Lookit the turbo! Never met this guy, but it's good to have such a resource so close to home.
the article said:Bloom-area racer sets record on his 1937 Harley-Davidson
By LEON BOGDAN
Press Enterprise Writer
SOUTH CENTRE TWP. — Paul Friebus says reaching speeds of up to 150 mph on a vintage Harley-Davidson is no more risky than crossing a downtown street.
"I was happy to do 110, 115 mph. It took me five years to get to 150, 152," the veteran motorcycle racing enthusiast notes.
"My goal is to hit 200 mph on a single motor," says Friebus, the 56-year-old owner of American Cycle Fabrication Inc. here, where he specializes in rebuilding vintage engines for clients around the world.
Last week, Friebus set a land speed record of 150 mph racing his turbo-charged 1937 Harley-Davidson Flathead bike at Bonneville Salt Flats in Utah during the annual Bonneville Speed Week.
Friebus had set a previous speed mark of 148 mph in 2009 for piston-driven classic motorcycles, and usually finds his vintage Harley 1,000-cc exchanging top marks with a 1947 Indian motorcycle driven by a California enthusiast.
"One year, it's the Flathead. Next year, it's the Indian. Then the Flathead again. It's a friendly competition," he says.
South African native
Friebus says he got his start racing Harleys in his native Cape Town, South Africa, where he also worked in marine electronics and sailed with crews on boats between South Africa and America before settling in the states.
"One year, I took a van 26,000 miles across 42 states, and thought Pennsylvania's hills and trees were the perfect place to be. San Francisco was too crazy and Texas was too hot," he recalls.
His speciality is restoring and rebuilding vintage engines for motorcycles built between 1929 and the early 1970s, always trying to get better performance and reliability by varying fuel mixtures and additives.
At any one time, Friebus is working on "dozens" of engines. He currently has 30 motorcycles in his shop sent to him from around the world, including one bike from Australia and others from 15 different states.
But the racing and land speed marks he's been actively seeking since 2005 keep him energized. Of the 500 participants racing at the Salt Flats, 175 involved motorcycles and the rest were cars, he says.
"Wind resistance is the big thing. Just the pressure of what happens as speeds go up. It's like when you stick your hand out of a window in a moving vehicle and the wind pressure just snaps your hand back," he explains.
" ... You won't believe how much effort it takes to get just 5 more miles per hour."
'Quite the feeling'
Late summer is the best time to race at the Salt Flats since the salt is driest and hardest at that time of year, he notes.

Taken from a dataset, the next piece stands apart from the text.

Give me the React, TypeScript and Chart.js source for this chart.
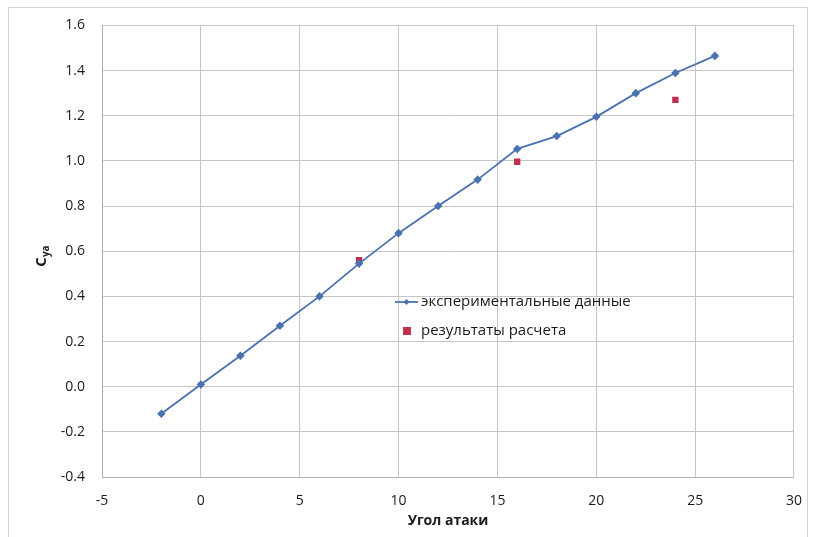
import React, { useEffect, useRef } from "react";
import { Chart, registerables } from "chart.js";

Chart.register(...registerables);

const expAngles = [-2, 0, 2, 4, 6, 8, 10, 12, 14, 16, 18, 20, 22, 24, 26];
const expValues = [-0.12, 0.01, 0.137, 0.27, 0.40, 0.545, 0.68, 0.80, 0.917, 1.053, 1.11, 1.195, 1.30, 1.389, 1.465];
const calcAngles = [8, 16, 24];
const calcValues = [0.56, 0.996, 1.27];
const expLabel = "экспериментальные данные";
const calcLabel = "результаты расчета";
const xTitle = "Угол атаки";
const yTitleMain = "C";
const yTitleSub = "ya";

const FONT = "'Open Sans', Lato, sans-serif";
const BLUE = "#4A72B0";
const RED = "#C0304D";
const TEXT = "#1a1a1a";

const overlay = {
  id: "overlay",
  afterDraw(chart: any) {
    const ctx = chart.ctx;
    ctx.save();
    // x title
    ctx.fillStyle = TEXT;
    ctx.font = `bold 14px ${FONT}`;
    ctx.textAlign = "center";
    ctx.textBaseline = "middle";
    const ca = chart.chartArea;
    ctx.fillText(xTitle, (ca.left + ca.right) / 2, 521);
    // y title
    ctx.save();
    ctx.translate(42, 256);
    ctx.rotate(-Math.PI / 2);
    ctx.font = `bold 15px ${FONT}`;
    const wC = ctx.measureText(yTitleMain).width;
    ctx.font = `bold 10px ${FONT}`;
    const wS = ctx.measureText(yTitleSub).width;
    const total = wC + wS;
    ctx.textAlign = "left";
    ctx.font = `bold 15px ${FONT}`;
    ctx.fillText(yTitleMain, -total / 2, 0);
    ctx.font = `bold 10px ${FONT}`;
    ctx.fillText(yTitleSub, -total / 2 + wC, 4);
    ctx.restore();
    // legend
    ctx.font = `15px ${FONT}`;
    ctx.textAlign = "left";
    ctx.textBaseline = "middle";
    const lx = 421;
    const y1 = 302;
    const y2 = 331;
    ctx.strokeStyle = BLUE;
    ctx.lineWidth = 1.8;
    ctx.beginPath();
    ctx.moveTo(395, y1);
    ctx.lineTo(418, y1);
    ctx.stroke();
    ctx.fillStyle = BLUE;
    ctx.beginPath();
    ctx.moveTo(406.5, y1 - 3);
    ctx.lineTo(409.5, y1);
    ctx.lineTo(406.5, y1 + 3);
    ctx.lineTo(403.5, y1);
    ctx.closePath();
    ctx.fill();
    ctx.fillStyle = TEXT;
    ctx.fillText(expLabel, lx, y1);
    ctx.fillStyle = RED;
    ctx.fillRect(403, y2 - 4, 8, 8);
    ctx.fillStyle = TEXT;
    ctx.fillText(calcLabel, lx, y2);
    ctx.restore();
  },
};

export default function App() {
  const ref = useRef<HTMLCanvasElement>(null);
  useEffect(() => {
    if (!ref.current) return;
    const chart = new Chart(ref.current, {
      type: "scatter",
      data: {
        datasets: [
          {
            label: expLabel,
            data: expAngles.map((x, i) => ({ x, y: expValues[i] })),
            showLine: true,
            borderColor: BLUE,
            backgroundColor: BLUE,
            borderWidth: 1.8,
            pointStyle: "rectRot",
            pointRadius: 3,
            pointHoverRadius: 3,
            tension: 0,
          },
          {
            label: calcLabel,
            data: calcAngles.map((x, i) => ({ x, y: calcValues[i] })),
            showLine: false,
            borderColor: RED,
            backgroundColor: RED,
            pointStyle: "rect",
            pointRadius: 4.5,
            pointBorderWidth: 0,
          },
        ],
      },
      options: {
        animation: false,
        responsive: false,
        maintainAspectRatio: false,
        layout: { padding: { left: 0, top: 23, right: 20, bottom: 0 } },
        plugins: { legend: { display: false }, tooltip: { enabled: false } },
        scales: {
          x: {
            type: "linear",
            min: -5,
            max: 30,
            ticks: { stepSize: 5, padding: 16, color: TEXT, font: { family: FONT, size: 14 } },
            grid: { color: "#c6c6c6", lineWidth: 1, drawTicks: false },
            border: { color: "#b0b0b0" },
            afterFit: (s: any) => { s.height = 60; },
          },
          y: {
            type: "linear",
            min: -0.4,
            max: 1.6,
            ticks: {
              stepSize: 0.2,
              padding: 17,
              color: TEXT,
              font: { family: FONT, size: 14 },
              callback: (v: any) => Number(v).toFixed(1),
            },
            grid: { color: "#c6c6c6", lineWidth: 1, drawTicks: false },
            border: { color: "#b0b0b0" },
            afterFit: (s: any) => { s.width = 102; },
          },
        },
      },
      plugins: [overlay],
    });
    return () => chart.destroy();
  }, []);
  return (
    <div style={{ position: "absolute", left: 0, top: 0, width: 818, height: 537, background: "#fff", overflow: "hidden" }}>
      <div style={{ position: "absolute", left: 8, top: 7, width: 800, height: 560, border: "1px solid #d4d4d4", boxSizing: "border-box" }} />
      <canvas ref={ref} width={818} height={537} style={{ position: "absolute", left: 0, top: 0 }} />
    </div>
  );
}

"It's interesting, especially on salt. It's like running on a half-inch of sand on top of asphalt," he says of the course.
Safety is always a priority at the Flats. Friebus says he's never wiped out, and he doesn't expect to, crediting his "tremendous" crew chief and pit crew that includes Ed Botsford of Berwick and Albert Pepe of Long Island, N.Y.
"It's quite the feeling. There's definitely a big difference between going 130 mph or going 150 mph," he says.